How to protect your family business across generations

The Italian version of this article has been published on February 4, 2026 on Diritto Bancario.

Every family business faces a moment that no amount of hard work can delay indefinitely: the question of who takes over when the founder steps back. In Italy, the limited liability company (società a responsabilità limitata) is the vehicle of choice for most small and medium-sized family businesses since it is flexible, adaptable, and well-suited to balancing the demands of running a business with the complexities of family life. However, when the time comes to hand over the reins, that same flexibility can become a source of tension if the succession is not planned carefully and in good time.

The challenge is not simply one of choosing the right person to lead the business, but it is also a legal one. The founder of a family business often embodies the company itself: the client relationships, the reputation, the institutional knowledge. When that person steps away, quotas may pass by inheritance to family members with very different priorities. Without proper planning, the result can be a fragmented ownership structure, deadlocked governance and, in the worst cases, operational paralysis. The Italian legal framework compounds this challenge as the rules on inheritance are designed to protect the rights of statutory heirs, and certain arrangements that attempt to pre-distribute an estate are simply prohibited by law. This leaves entrepreneurs with a narrow set of options, but the tools that do exist are highly effective when deployed correctly.

The most powerful instrument available is the patto di famiglia, a family agreement that allows the founder to transfer the business, or a controlling shareholding, to a chosen successor during their own lifetime, while the other statutory heirs receive a financial settlement calibrated to the value of the business at the time the agreement is signed. The practical significance of this mechanism is considerable. It permanently stabilizes the ownership structure, shielding the business from legal challenges, including actions brought by heirs to claw back assets in protection of their forced heirship rights. Equally importantly, the valuation of the business is frozen at the date of the agreement: any subsequent appreciation in value belongs entirely to the chosen successor, with no further claim from the other heirs. The result, when properly structured, is a transfer that is essentially bulletproof, providing long-term certainty for the successor, the family, and the business itself.

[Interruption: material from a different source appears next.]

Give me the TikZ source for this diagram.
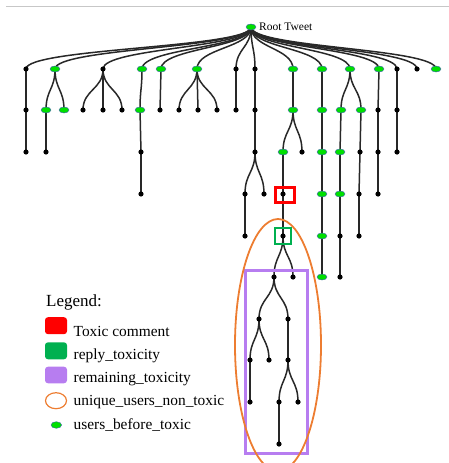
\documentclass[tikz,border=0pt]{standalone}
\usepackage{fontspec}
\setmainfont{Liberation Serif}
\usetikzlibrary{shapes.geometric,calc}
\definecolor{nodegreen}{RGB}{0,224,0}
\definecolor{nodeblue}{RGB}{60,100,170}
\definecolor{toxred}{RGB}{255,0,0}
\definecolor{replygreen}{RGB}{0,176,80}
\definecolor{rempurple}{RGB}{183,125,240}
\definecolor{uniqorange}{RGB}{237,125,49}
\definecolor{edgecol}{RGB}{40,40,40}
\pgfdeclarelayer{edges}
\pgfsetlayers{edges,main}
\newcommand\lnk[2]{\draw[edge] let \p1=(#1.center), \p2=(#2.center) in (\p1) .. controls (\x1,{0.5*(\y1+\y2)}) and (\x2,{0.5*(\y1+\y2)}) .. (\p2);}
\begin{document}
\begin{tikzpicture}[x=1pt,y=-1pt,
  bn/.style={circle, fill=black, inner sep=0pt, minimum size=5.2pt},
  gn/.style={ellipse, fill=nodegreen, draw=nodeblue, line width=0.4pt, inner sep=0pt, minimum width=10pt, minimum height=6pt},
  edge/.style={draw=edgecol, line width=1.5pt},
  lgtext/.style={anchor=base west, inner sep=0pt, font=\fontsize{15.4}{18}\selectfont},
  lgbox/.style={inner sep=0pt, rounded corners=3pt, minimum width=22pt}]
\clip (0,0) rectangle (449,463);
\useasboundingbox (0,0) rectangle (449,463);
\coordinate (tl) at (6,6);
\coordinate (tr) at (449,6);
\draw[black!22, line width=1pt] (tl) -- (tr);
% root
\node[gn] (r) at (251,27) {};
\node[anchor=base west, inner sep=0pt, font=\fontsize{11.5}{13}\selectfont] (rt) at (259,30.5) {Root Tweet};
% level 1
\node[bn] (a1) at (26,69) {};
\node[gn] (b1) at (55,69) {};
\node[bn] (c1) at (103,69) {};
\node[gn] (d1) at (142,69) {};
\node[gn] (e1) at (161,69) {};
\node[gn] (f1) at (197,69) {};
\node[bn] (g1) at (236,69) {};
\node[bn] (h1) at (255,69) {};
\node[gn] (i1) at (293,69) {};
\node[gn] (j1) at (322,69) {};
\node[gn] (k1) at (350,69) {};
\node[gn] (l1) at (379,69) {};
\node[bn] (m1) at (397,69) {};
\node[bn] (n1) at (417,69) {};
\node[gn] (o1) at (436,69) {};
% level 2
\node[bn] (a2) at (26,110) {};
\node[gn] (b2) at (46,110) {};
\node[gn] (b3) at (64,110) {};
\node[bn] (c2) at (83,110) {};
\node[bn] (c3) at (103,110) {};
\node[bn] (c4) at (122,110) {};
\node[gn] (d2) at (140,110) {};
\node[bn] (e2) at (160,110) {};
\node[bn] (f2) at (179,110) {};
\node[bn] (f3) at (198,110) {};
\node[bn] (f4) at (217,110) {};
\node[bn] (g2) at (236,110) {};
\node[bn] (h2) at (255,110) {};
\node[gn] (i2) at (293,110) {};
\node[gn] (j2) at (322,110) {};
\node[gn] (k2) at (341,110) {};
\node[gn] (k3) at (361,110) {};
\node[bn] (l2) at (378,110) {};
\node[bn] (m2) at (397,110) {};
% level 3
\node[bn] (a3) at (26,152) {};
\node[bn] (b4) at (46,152) {};
\node[bn] (d3) at (141,152) {};
\node[bn] (h3) at (255,152) {};
\node[gn] (i3) at (283,152) {};
\node[bn] (i4) at (302,152) {};
\node[gn] (j3) at (322,152) {};
\node[gn] (k4) at (340,152) {};
\node[bn] (k5) at (360,152) {};
\node[bn] (l3) at (378,152) {};
\node[bn] (m3) at (397,152) {};
% level 4
\node[bn] (d4) at (141,194) {};
\node[bn] (h4) at (245,194) {};
\node[bn] (h5) at (264,194) {};
\node[bn] (t) at (283,194) {};
\node[gn] (j4) at (322,194) {};
\node[gn] (k6) at (340,194) {};
\node[bn] (k7) at (359,194) {};
\node[bn] (l4) at (378,194) {};
% level 5
\node[bn] (h6) at (245,236) {};
\node[bn] (u) at (283,236) {};
\node[gn] (j5) at (322,236) {};
\node[bn] (k8) at (340,236) {};
\node[bn] (k9) at (359,236) {};
% level 6
\node[bn] (v1) at (274,277) {};
\node[bn] (v2) at (293,277) {};
\node[gn] (j6) at (322,277) {};
\node[bn] (k10) at (340,277) {};
% level 7
\node[bn] (w1) at (259,319) {};
\node[bn] (w2) at (288,319) {};
% level 8
\node[bn] (x1) at (250,360) {};
\node[bn] (x2) at (269,360) {};
\node[bn] (x3) at (288,360) {};
% level 9
\node[bn] (y1) at (250,402) {};
\node[bn] (y2) at (279,402) {};
\node[bn] (y3) at (298,402) {};
% level 10
\node[bn] (z1) at (279,444) {};
% edges
\begin{pgfonlayer}{edges}
\foreach \pa/\ch in {r/a1,r/b1,r/c1,r/d1,r/e1,r/f1,r/g1,r/h1,r/i1,r/j1,r/k1,r/l1,r/m1,r/n1,r/o1,
  a1/a2,b1/b2,b1/b3,c1/c2,c1/c3,c1/c4,d1/d2,e1/e2,f1/f2,f1/f3,f1/f4,g1/g2,h1/h2,i1/i2,j1/j2,k1/k2,k1/k3,l1/l2,m1/m2,
  a2/a3,b2/b4,d2/d3,h2/h3,i2/i3,i2/i4,j2/j3,k2/k4,k3/k5,l2/l3,m2/m3,
  d3/d4,h3/h4,h3/h5,i3/t,j3/j4,k4/k6,k5/k7,l3/l4,
  h4/h6,t/u,j4/j5,k6/k8,k7/k9,
  u/v1,u/v2,j5/j6,k8/k10,
  v1/w1,v1/w2,w1/x1,w1/x2,w2/x3,x1/y1,x3/y2,x3/y3,y2/z1}
  {\lnk{\pa}{\ch}}
\end{pgfonlayer}
% highlight boxes
\node[draw=toxred, line width=2.6pt, inner sep=0pt, minimum width=19.5pt, minimum height=15.5pt] (redbox) at (285,195) {};
\node[draw=replygreen, line width=2pt, inner sep=0pt, minimum width=16pt, minimum height=16.3pt] (greenbox) at (283,236.3) {};
\node[draw=rempurple, line width=3pt, inner sep=0pt, minimum width=62pt, minimum height=183pt] (purplebox) at (276.5,362) {};
\node[ellipse, draw=uniqorange, line width=1.8pt, inner sep=0pt, minimum width=86pt, minimum height=252pt] (uniq) at (278,345) {};
% legend
\node[anchor=base west, inner sep=0pt, font=\fontsize{17}{20}\selectfont] (lgtitle) at (46,306) {Legend:};
\node[lgbox, fill=toxred, minimum height=17pt] (lgred) at (56,325.7) {};
\node[lgbox, fill=replygreen, minimum height=17pt] (lggreen) at (56,350.8) {};
\node[lgbox, fill=rempurple, minimum height=16.6pt] (lgpurple) at (56,375) {};
\node[ellipse, draw=uniqorange, line width=1.2pt, inner sep=0pt, minimum width=21pt, minimum height=16pt] (lgorange) at (56,400.7) {};
\node[ellipse, fill=nodegreen, draw=nodeblue, line width=0.4pt, inner sep=0pt, minimum width=10.6pt, minimum height=6.6pt] (lgdot) at (56.3,425) {};
\node[lgtext] (lt1) at (73.5,336) {Toxic comment};
\node[lgtext] (lt2) at (73.5,359) {reply\_toxicity};
\node[lgtext] (lt3) at (73.5,382) {remaining\_toxicity};
\node[lgtext] (lt4) at (73.5,405.3) {unique\_users\_non\_toxic};
\node[lgtext] (lt5) at (73.5,429) {users\_before\_toxic};
\end{tikzpicture}
\end{document}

A family agreement, however, is only one piece of the puzzle. To be truly effective, it must be complemented by tailored provisions in the company’s by-laws, such as pre-emption clauses, approval clauses, and consolidation clauses, which together act as a filter, ensuring that control of the business remains where the founder intended it to be, and that unwanted third parties cannot acquire a stake in the company following the transfer.

Another widely used strategy involves the separation of bare ownership from usufruct. Under this arrangement, the founder transfers the bare ownership of quotas to the designated successor whilst retaining the usufruct, and with it, the voting rights and effective control over the company for the remainder of their lifetime. Upon the founder’s death, the usufruct extinguishes automatically, and full ownership vests in the successor without further tax charges. This structure allows a gradual, controlled handover while the transfer of assets is already under way, and is among the most tax-efficient options available.

The right combination of instruments will depend on the specific characteristics of both the business and the family. In smaller, founder-led companies, the priority is generally to concentrate ownership and control in a single successor, avoiding any dilution of authority. In larger, more structured businesses where professional management is already in place, a more pluralistic approach may be appropriate, allowing different family branches to coexist with clearly defined roles and rights.

What all scenarios have in common, however, is the following: the earlier the planning begins, the better. Succession is not an event, it is a process. Conflicts between heirs, erosion of company value, and governance deadlock are not inevitable outcomes of generational change. They are, in most cases, the predictable consequence of leaving succession to chance. The legal tools exist, the question is therefore whether to use them in time.